Thursday- In peace there's nothing so becomes a man
As modest stillness and humility:
But when the blast of Brexit blows in our ears,
Then imitate the action of the tiger;
Stiffen the sinews, summon up the blood,
Disguise fair nature with hard-favour'd rage;
Then lend the eye a terrible aspect;

(It's day three of the Brexit debate)

Friday - No Parliament. Why not recreate your highlights from the first 24 hours of Brexit debate with your chosen loved ones around the kitchen table?

Sunday - TV debate! At the time of writing the exact format for the TV debate hasn't been finalised, but I think it's a safe bet that Corbyn and May will both be involved. 8pm on the BBC. Of course, we'll have bingo cards for you. And maybe a couple of games that definitely don't encourage drinking. We'll be all over this. Honestly, we can't wait.
Our pick of the laws being debated in Parliament next week.
Courts and Tribunals (Judiciary and Functions of Staff) Bill

The Government made a commitment to modernising the courts and this Bill is the first set of court reform measures to be introduced. The Bill will introduce much greater flexibility to the deployment of judges. It will also free up judges’ time to focus on more complex matters by allowing suitably qualified and experienced court and tribunal staff to be authorised to handle uncontroversial, straightforward matters under judicial supervision. The measures in the Bill will also increase the efficiency of the courts and tribunals.
More details
Healthcare (International Arrangements) Bill

This Bill will give the Government powers to set up and fund healthcare deals with other countries after it leaves the EU. At the moment the UK has Reciprocal Healthcare agreements with other countries based on its EU membership. These agreements support people from the UK to obtain healthcare when they live in, work in or visit other countries and vice versa, for people from other EU countries in the UK. The Bill has already attracted some criticism as it does not mention retaining the European Healthcare Insurance Card that ministers had previously said they would consider.

More details
Crime (Overseas Production Orders) Bill [HL]

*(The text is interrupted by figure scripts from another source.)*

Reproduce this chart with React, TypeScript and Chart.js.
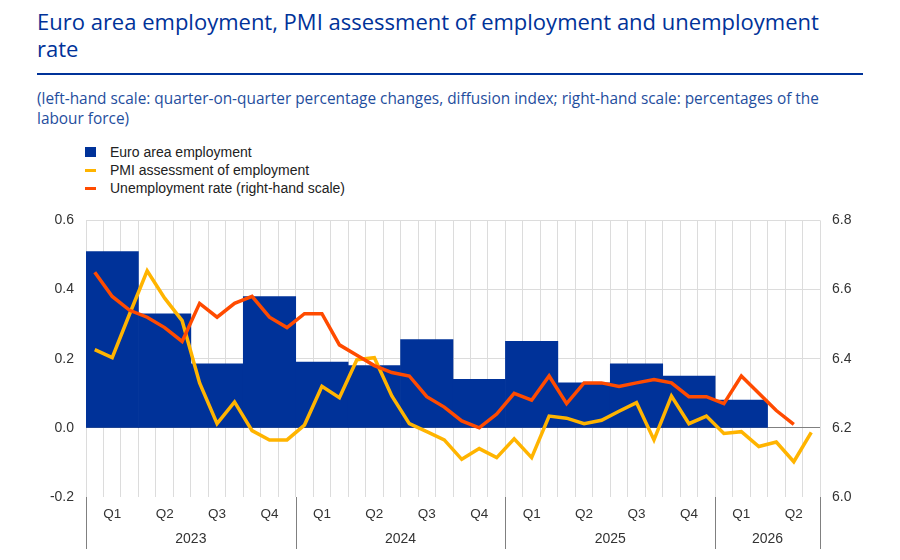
import { useEffect, useRef } from 'react';
import { Chart, registerables } from 'chart.js';

Chart.register(...registerables);

const BLUE = '#003299';
const YELLOW = '#ffb400';
const ORANGE = '#ff4b00';

const quarters = [
	'2023 Q1', '2023 Q2', '2023 Q3', '2023 Q4',
	'2024 Q1', '2024 Q2', '2024 Q3', '2024 Q4',
	'2025 Q1', '2025 Q2', '2025 Q3', '2025 Q4',
	'2026 Q1', '2026 Q2',
];

const years = ['2023', '2024', '2025', '2026'];

const months = [
	'2023-01', '2023-02', '2023-03', '2023-04', '2023-05', '2023-06',
	'2023-07', '2023-08', '2023-09', '2023-10', '2023-11', '2023-12',
	'2024-01', '2024-02', '2024-03', '2024-04', '2024-05', '2024-06',
	'2024-07', '2024-08', '2024-09', '2024-10', '2024-11', '2024-12',
	'2025-01', '2025-02', '2025-03', '2025-04', '2025-05', '2025-06',
	'2025-07', '2025-08', '2025-09', '2025-10', '2025-11', '2025-12',
	'2026-01', '2026-02', '2026-03', '2026-04', '2026-05', '2026-06',
];

// quarter-on-quarter % change
const employment = [0.51, 0.33, 0.185, 0.38, 0.19, 0.18, 0.255, 0.14, 0.25, 0.13, 0.185, 0.15, 0.08, null];

// monthly, left-hand scale
const pmiEmployment = [
	0.226, 0.203, 0.33, 0.454, 0.375, 0.31, 0.13, 0.012, 0.075, -0.008, -0.035, -0.035,
	0.008, 0.12, 0.087, 0.197, 0.203, 0.092, 0.012, -0.011, -0.035, -0.091, -0.06, -0.086,
	-0.032, -0.086, 0.034, 0.028, 0.012, 0.022, 0.048, 0.073, -0.035, 0.092, 0.012, 0.034,
	-0.016, -0.011, -0.054, -0.041, -0.098, -0.013,
];

// monthly, right-hand scale
const unemployment = [
	6.65, 6.58, 6.54, 6.52, 6.49, 6.45, 6.56, 6.52, 6.56, 6.58, 6.52, 6.49,
	6.53, 6.53, 6.44, 6.41, 6.38, 6.36, 6.35, 6.29, 6.26, 6.22, 6.2, 6.24,
	6.3, 6.28, 6.35, 6.27, 6.33, 6.33, 6.32, 6.33, 6.34, 6.33, 6.29, 6.29,
	6.27, 6.35, 6.3, 6.25, 6.21, null,
];

const FONT = '"Liberation Sans", Arial, sans-serif';

// year labels and separators under the quarter labels
const yearAxis = {
	id: 'yearAxis',
	afterDraw(chart: any) {
		const q = chart.scales.q;
		const { ctx, chartArea } = chart;
		const half = (q.getPixelForValue(1) - q.getPixelForValue(0)) / 2;
		ctx.save();
		ctx.strokeStyle = '#808080';
		ctx.lineWidth = 1;
		ctx.fillStyle = '#333';
		ctx.font = '14px ' + FONT;
		ctx.textAlign = 'center';
		ctx.textBaseline = 'middle';
		years.forEach((year) => {
			const idx = quarters.map((l, i) => (l.startsWith(year) ? i : -1)).filter((i) => i >= 0);
			const left = q.getPixelForValue(idx[0]) - half;
			const right = q.getPixelForValue(idx[idx.length - 1]) + half;
			[left, right].forEach((x) => {
				const px = Math.round(x) + 0.5;
				ctx.beginPath();
				ctx.moveTo(px, chartArea.bottom);
				ctx.lineTo(px, chartArea.bottom + 52);
				ctx.stroke();
			});
			ctx.fillText(year, (left + right) / 2, chartArea.bottom + 42);
		});
		ctx.restore();
	},
};

function EmploymentChart() {
	const chartRef = useRef<HTMLCanvasElement>(null);

	useEffect(() => {
		if (!chartRef.current) return;
		const chart = new Chart(chartRef.current, {
			type: 'bar',
			data: {
				labels: months,
				datasets: [
					{
						type: 'line',
						label: 'Unemployment rate (right-hand scale)',
						data: unemployment,
						xAxisID: 'm',
						yAxisID: 'y2',
						borderColor: ORANGE,
						borderWidth: 3.5,
						pointRadius: 0,
						tension: 0,
						order: 1,
					},
					{
						type: 'line',
						label: 'PMI assessment of employment',
						data: pmiEmployment,
						xAxisID: 'm',
						yAxisID: 'y',
						borderColor: YELLOW,
						borderWidth: 3.5,
						pointRadius: 0,
						tension: 0,
						order: 2,
					},
					{
						type: 'bar',
						label: 'Euro area employment',
						data: employment,
						xAxisID: 'q',
						yAxisID: 'y',
						backgroundColor: BLUE,
						grouped: false,
						barPercentage: 1,
						categoryPercentage: 1,
						order: 3,
					},
				] as any,
			},
			options: {
				animation: false,
				responsive: true,
				maintainAspectRatio: false,
				layout: { padding: { top: 13, left: 0, right: 0, bottom: 0 } },
				plugins: { legend: { display: false }, tooltip: { enabled: false } },
				scales: {
					m: {
						type: 'category',
						position: 'bottom',
						offset: true,
						grid: { offset: true, color: '#dcdcdc', drawTicks: false },
						border: { display: false },
						ticks: { display: false },
						afterFit: (s: any) => {
							s.height = 0;
						},
					},
					q: {
						type: 'category',
						labels: quarters,
						position: 'bottom',
						offset: true,
						grid: { display: false, drawTicks: false },
						border: { display: false },
						ticks: {
							padding: 9,
							autoSkip: false,
							maxRotation: 0,
							color: '#333',
							font: { size: 13.5, family: FONT },
							callback: (_v: any, i: number) => quarters[i].split(' ')[1],
						},
						afterFit: (s: any) => {
							s.height = 63;
						},
					},
					y: {
						position: 'left',
						min: -0.2,
						max: 0.6,
						border: { display: false },
						grid: {
							drawTicks: false,
							color: (c: any) =>
								c.tick.value === 0 ? '#808080' : c.tick.value < -0.1 ? 'rgba(0,0,0,0)' : '#dcdcdc',
						},
						ticks: {
							stepSize: 0.2,
							padding: 12,
							color: '#333',
							font: { size: 14, family: FONT },
							callback: (v: any) => Number(v).toFixed(1),
						},
						afterFit: (s: any) => {
							s.width = 86;
						},
					},
					y2: {
						position: 'right',
						min: 6.0,
						max: 6.8,
						border: { display: false },
						grid: { display: false, drawTicks: false },
						ticks: {
							stepSize: 0.2,
							padding: 12,
							color: '#333',
							font: { size: 14, family: FONT },
							callback: (v: any) => Number(v).toFixed(1),
						},
						afterFit: (s: any) => {
							s.width = 80;
						},
					},
				} as any,
			},
			plugins: [yearAxis],
		});
		return () => chart.destroy();
	}, []);

	return (
		<div style={{ position: 'absolute', top: 200, left: 0, width: 900, height: 360 }}>
			<canvas ref={chartRef}></canvas>
		</div>
	);
}

function LegendRow({ kind, color, text }: { kind: 'box' | 'line'; color: string; text: string }) {
	return (
		<div style={{ display: 'flex', alignItems: 'center', height: 18 }}>
			<span
				style={{
					display: 'inline-block',
					width: 11,
					height: kind === 'box' ? 10 : 3,
					background: color,
					marginRight: 14,
				}}
			></span>
			<span>{text}</span>
		</div>
	);
}

export default function App() {
	return (
		<div
			style={{
				position: 'absolute',
				top: 0,
				left: 0,
				width: 900,
				height: 560,
				background: '#fff',
				fontFamily: '"Open Sans", sans-serif',
				overflow: 'hidden',
			}}
		>
			<div style={{ position: 'absolute', left: 37, top: 8, fontSize: 22, lineHeight: '27px', color: BLUE, whiteSpace: 'nowrap' }}>
				Euro area employment, PMI assessment of employment and unemployment
				<br />
				rate
			</div>
			<div style={{ position: 'absolute', left: 37, top: 73, width: 826, height: 2, background: BLUE }}></div>
			<div
				style={{
					position: 'absolute',
					left: 37,
					top: 89,
					fontSize: 15.4,
					lineHeight: '20px',
					color: '#1f4e9e',
					whiteSpace: 'nowrap',
				}}
			>
				(left-hand scale: quarter-on-quarter percentage changes, diffusion index; right-hand scale: percentages of the
				<br />
				labour force)
			</div>
			<div
				style={{
					position: 'absolute',
					left: 85,
					top: 143,
					fontFamily: FONT,
					fontSize: 14,
					color: '#222',
				}}
			>
				<LegendRow kind="box" color={BLUE} text="Euro area employment" />
				<LegendRow kind="line" color={YELLOW} text="PMI assessment of employment" />
				<LegendRow kind="line" color={ORANGE} text="Unemployment rate (right-hand scale)" />
			</div>
			<EmploymentChart />
		</div>
	);
}
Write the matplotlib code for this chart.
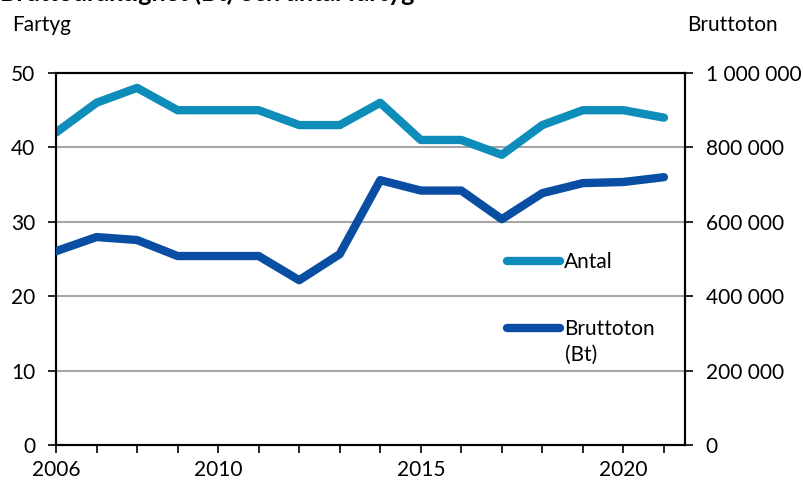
import matplotlib
matplotlib.use("Agg")
import matplotlib.pyplot as plt
from matplotlib.ticker import FuncFormatter
from matplotlib.lines import Line2D

plt.rcParams['font.family'] = ['Lato', 'DejaVu Sans']

years = list(range(2006, 2022))
antal = [42, 46, 48, 45, 45, 45, 43, 43, 46, 41, 41, 39, 43, 45, 45, 44]
bruttoton = [521000, 559000, 551000, 508000, 508000, 508000, 443000, 513000,
             712000, 684000, 684000, 607000, 677000, 704000, 707000, 720000]
xtick_labels = {2006: "2006", 2010: "2010", 2015: "2015", 2020: "2020"}
title = "Bruttodräktighet (Bt) och antal fartyg"

c_antal = "#0E8DBA"
c_bt = "#0A4EA3"
fs = 15

fig = plt.figure(figsize=(8.04, 4.83), dpi=100)
ax = fig.add_axes([56/804, 1 - 445/483, (685-56)/804, (445-73)/483])
ax2 = ax.twinx()

ax.plot(years, antal, color=c_antal, lw=6, solid_capstyle='round', solid_joinstyle='round', zorder=3)
ax2.plot(years, bruttoton, color=c_bt, lw=6, solid_capstyle='round', solid_joinstyle='round', zorder=3)

ax.set_xlim(2006, 2021.52)
ax.set_ylim(0, 50)
ax2.set_ylim(0, 1000000)
ax.set_yticks(range(0, 51, 10))
ax2.set_yticks(range(0, 1000001, 200000))
ax2.yaxis.set_major_formatter(FuncFormatter(lambda v, p: f"{int(v):,}".replace(",", " ")))

ax.set_xticks(years)
ax.set_xticklabels([xtick_labels.get(y, "") for y in years])

for y in [10, 20, 30, 40]:
    ax.axhline(y, color="#A6A6A6", lw=1.5, zorder=1)

for a in (ax, ax2):
    for s in a.spines.values():
        s.set_color("black")
        s.set_linewidth(1.5)
ax.tick_params(axis='y', direction='out', length=6, width=1.2, labelsize=fs, pad=9)
ax.tick_params(axis='x', direction='out', length=6, width=1.2, labelsize=fs, pad=5)
ax2.tick_params(axis='y', direction='out', length=6, width=1.2, labelsize=fs, pad=9)

fig.text(12/804, 1 - 25/483, "Fartyg", fontsize=fs, va='center', ha='left')
fig.text(687/804, 1 - 25/483, "Bruttoton", fontsize=fs, va='center', ha='left')
fig.text(0, 1 - 0.8/483, title, fontsize=18, fontweight='bold', va='baseline', ha='left')

handles = [Line2D([], [], color=c_antal, lw=6, solid_capstyle='round'),
           Line2D([], [], color=c_bt, lw=6, solid_capstyle='round')]
leg = ax2.legend(handles, ["Antal", "Bruttoton"], loc='upper left',
                 bbox_to_anchor=((507 - 56)/629, 1 - (252 - 73)/372),
                 frameon=False, fontsize=fs, handlelength=2.55, handletextpad=0.2,
                 labelspacing=2.25, borderpad=0, borderaxespad=0)
ax2.text((565 - 56)/629, (445 - 355)/372, "(Bt)", transform=ax2.transAxes,
         fontsize=fs, va='center', ha='left')

fig.savefig("out.png", dpi=100)
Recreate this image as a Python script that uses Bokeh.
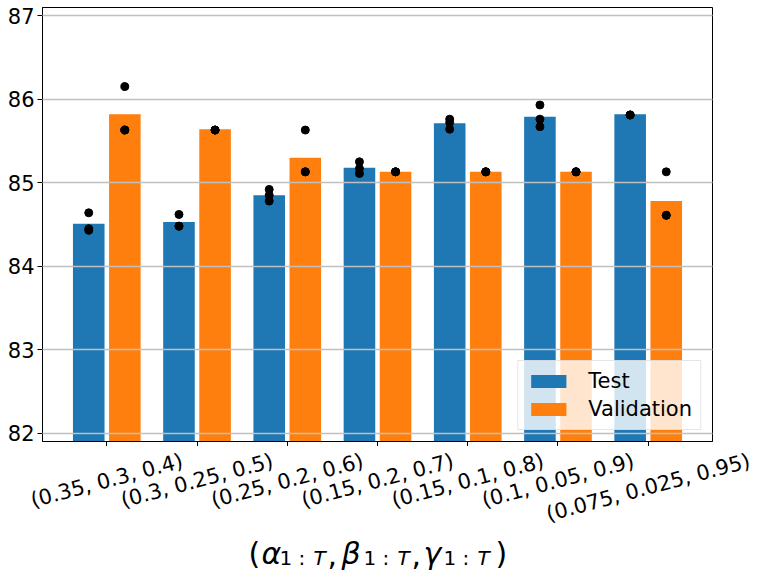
import numpy as np
from bokeh.plotting import figure
from bokeh.layouts import column
from bokeh.models import Range1d, FixedTicker, Label, Legend, LegendItem, ColumnDataSource
from bokeh.embed import file_html
from bokeh.resources import INLINE

categories = ["(0.35, 0.3, 0.4)", "(0.3, 0.25, 0.5)", "(0.25, 0.2, 0.6)",
              "(0.15, 0.2, 0.7)", "(0.15, 0.1, 0.8)", "(0.1, 0.05, 0.9)",
              "(0.075, 0.025, 0.95)"]
test_mean = [84.51, 84.53, 84.85, 85.18, 85.71, 85.79, 85.82]
val_mean = [85.82, 85.64, 85.30, 85.13, 85.13, 85.13, 84.78]
test_runs = [[84.64, 84.45, 84.43], [84.62, 84.48, 84.48], [84.92, 84.85, 84.78],
             [85.25, 85.17, 85.11], [85.76, 85.72, 85.64], [85.93, 85.76, 85.67],
             [85.81, 85.81, 85.81]]
val_runs = [[86.15, 85.63, 85.63], [85.63, 85.63, 85.63], [85.63, 85.13, 85.13],
            [85.13, 85.13, 85.13], [85.13, 85.13, 85.13], [85.13, 85.13, 85.13],
            [85.13, 84.61, 84.61]]
y_ticks = [82, 83, 84, 85, 86, 87]

FONT = "DejaVu Sans"
BLUE = "#1f77b4"
ORANGE = "#ff7f0e"
OFF = 0.2
W = 0.35

TOTAL_W, TOTAL_H = 763, 571
LEFT, RIGHT_EDGE, TOP, BOTTOM_EDGE = 42, 712, 7, 441
BOTTOM_PAD = 5
TICK_FS = 21

idx = np.arange(len(categories))
x0, x1 = -0.7125, 6.7125
y0, y1 = 81.904, 87.096

# ---------------- main plot ----------------
H1 = BOTTOM_EDGE + BOTTOM_PAD
p = figure(width=TOTAL_W, height=H1, x_range=Range1d(x0, x1), y_range=Range1d(y0, y1),
           output_backend="svg", toolbar_location=None,
           min_border_left=LEFT, min_border_right=TOTAL_W - RIGHT_EDGE,
           min_border_top=TOP, min_border_bottom=BOTTOM_PAD)

src_t = ColumnDataSource(dict(x=idx - OFF, top=test_mean))
src_v = ColumnDataSource(dict(x=idx + OFF, top=val_mean))
rt = p.vbar(x="x", top="top", bottom=0, width=W, source=src_t, fill_color=BLUE, line_color=None)
rv = p.vbar(x="x", top="top", bottom=0, width=W, source=src_v, fill_color=ORANGE, line_color=None)

tx, ty, vx, vy = [], [], [], []
for i in idx:
    for v in test_runs[i]:
        tx.append(i - OFF); ty.append(v)
    for v in val_runs[i]:
        vx.append(i + OFF); vy.append(v)
p.scatter(tx, ty, size=8, color="black")
p.scatter(vx, vy, size=8, color="black")

p.xgrid.visible = False
p.ygrid.ticker = FixedTicker(ticks=y_ticks)
p.ygrid.grid_line_color = "#c0c0c0"
p.ygrid.grid_line_width = 1.6
p.ygrid.level = "overlay"

p.xaxis.ticker = FixedTicker(ticks=list(idx))
p.xaxis.major_label_text_color = None
p.xaxis.major_label_text_font_size = "0px"
p.xaxis.major_label_standoff = 0
p.yaxis.ticker = FixedTicker(ticks=y_ticks)
for ax in (p.xaxis, p.yaxis):
    ax.minor_tick_line_color = None
    ax.major_tick_out = 5
    ax.major_tick_in = 0
    ax.major_tick_line_color = "black"
    ax.axis_line_color = "black"
p.yaxis.major_label_text_font = FONT
p.yaxis.major_label_text_font_size = f"{TICK_FS}px"
p.yaxis.major_label_text_color = "black"
p.yaxis.major_label_standoff = 3
p.outline_line_color = "black"
p.outline_line_alpha = 1.0

legend = Legend(items=[LegendItem(label="Test", renderers=[rt]),
                       LegendItem(label="Validation", renderers=[rv])],
                location="bottom_right", margin=11, padding=8, spacing=4,
                glyph_width=44, glyph_height=16, label_height=24, label_standoff=18,
                label_text_font=FONT, label_text_font_size="21px", label_text_color="black",
                background_fill_alpha=0.8, border_line_color="#cccccc", border_line_width=1)
p.add_layout(legend)

# ---------------- x tick labels + axis title strip ----------------
H2 = TOTAL_H - H1
ppu = (RIGHT_EDGE - LEFT) / (x1 - x0)
p2 = figure(width=TOTAL_W, height=H2,
            x_range=Range1d(x0 - LEFT / ppu, x1 + (TOTAL_W - RIGHT_EDGE) / ppu),
            y_range=Range1d(0, H2), output_backend="svg", toolbar_location=None,
            x_axis_location=None, y_axis_location=None,
            min_border_left=0, min_border_right=0, min_border_top=0, min_border_bottom=0)
p2.grid.visible = False
p2.outline_line_color = None
for fig in (p, p2):
    if "frame_align" in fig.properties():
        fig.frame_align = False

# rotated tick labels: top of the rotated box a fixed distance below the axis,
# horizontally centred on the tick (matplotlib ha="center", va="top" style)
ADV = {"(": 0.390, ")": 0.390, ".": 0.318, ",": 0.318, " ": 0.318}
ang = np.deg2rad(15)
label_y = []
for c in categories:
    w = TICK_FS * sum(ADV.get(ch, 0.636) for ch in c)
    h = TICK_FS * 1.164
    box_h = w * np.sin(ang) + h * np.cos(ang)
    label_y.append(TOTAL_H - (448 + box_h / 2))
p2.text(x=idx, y=label_y, text=categories, angle=15, angle_units="deg",
        text_align="center", text_baseline="middle", text_font={"value": FONT},
        text_font_size=f"{TICK_FS}px", text_color="black")

# axis title (math-like) built from pieces: (page_x, text, size, style, baseline_shift)
pieces = [
    (248, "(", "30px", "normal", 0),
    (261, "\u03b1", "30px", "italic", 0),
    (279, "1 :", "20px", "normal", -4),
    (313, "T", "20px", "italic", -4),
    (327, ",", "30px", "normal", 0),
    (341, "\u03b2", "30px", "italic", 0),
    (363, "1 :", "20px", "normal", -4),
    (397, "T", "20px", "italic", -4),
    (411, ",", "30px", "normal", 0),
    (423, "\u03b3", "30px", "italic", 0),
    (443, "1 :", "20px", "normal", -4),
    (477, "T", "20px", "italic", -4),
    (495, ")", "30px", "normal", 0),
]
base = TOTAL_H - 553
for px, t, fs, st, sh in pieces:
    p2.add_layout(Label(x=px, y=base + sh, x_units="screen", y_units="data",
                        text=t, text_font=FONT, text_font_size=fs, text_font_style=st,
                        text_align="left", text_baseline="alphabetic", text_color="black"))

layout = column(p, p2, spacing=0)
open("out.html", "w").write(file_html(layout, INLINE))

Electronic information is increasingly important for the investigation and prosecution of criminal offences. The companies providing services which generate and store electronic data, such as internet service providers, are often located outside the UK. This puts this type of data beyond the current reach of existing UK court orders. This Bill would enable law enforcers in the UK to obtain data from foreign service providers in countries with which the UK already has judicial cooperation.